J'ai vécu assez longtemps à Washington et passé suffisamment de temps à Rome pour ne pas faire confiance à un journaliste qui rapporte ce qu’un dirigeant — laïc ou religieux — lui a dit en privé. Mais je suis convaincu que lorsque Eugenio Scalfari — l'éditeur excentrique de La Repubblica, le journal socialiste de Rome que le Pape lit tous les jours — a rapporté que François lui a dit qu'il permettrait à tous ceux qui y viendraient de recevoir la Communion, il peut ne pas avoir retenu les paroles de façon exacte. Mais il en a retenu tout le sens.

En effet, les Catholiques ont un nouvel enseignement maintenant, non seulement sur le divorce et le remariage. Nous avons une vision nouvelle de l'Eucharistie. Il est utile de rappeler qu’en janvier le Pape, timidement, sans l’écarter, a suggéré à un groupe de Luthériens à Rome que, eux aussi, devraient « parler avec le Seigneur » et « aller de l'avant ». En effet, ils ont communié plus tard à la Messe au Vatican. D'une certaine manière, cet incident était encore plus important.

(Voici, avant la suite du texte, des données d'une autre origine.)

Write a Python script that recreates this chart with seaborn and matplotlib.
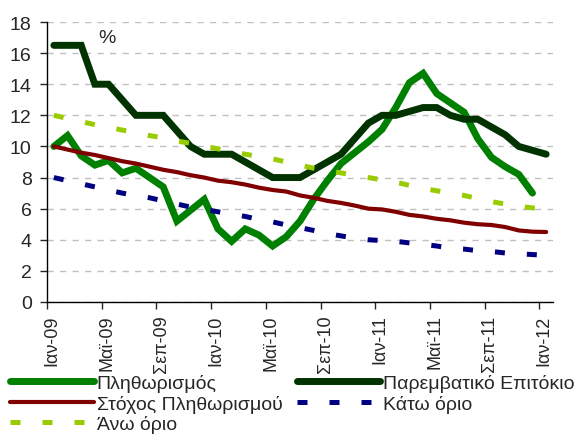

Un couple Catholique, divorcé et remarié, sont pécheurs, mais — au moins en principe — ils sont encore Catholiques. Est-ce que l'intercommunion avec les Chrétiens non Catholiques a également été décidée aujourd'hui sans aucune consultation — presque comme si une telle étape capitale dans la compréhension du Sacrement de l'Unité importe peu ?

« Je dis cela dans la douleur mais je crains que le reste de cette papauté va maintenant être déchirée par des groupes de dissidents, par des accusations d'hérésie du Pape, par des menaces de schisme - et peut-être de schisme pure et simple. Seigneur, prends pitié.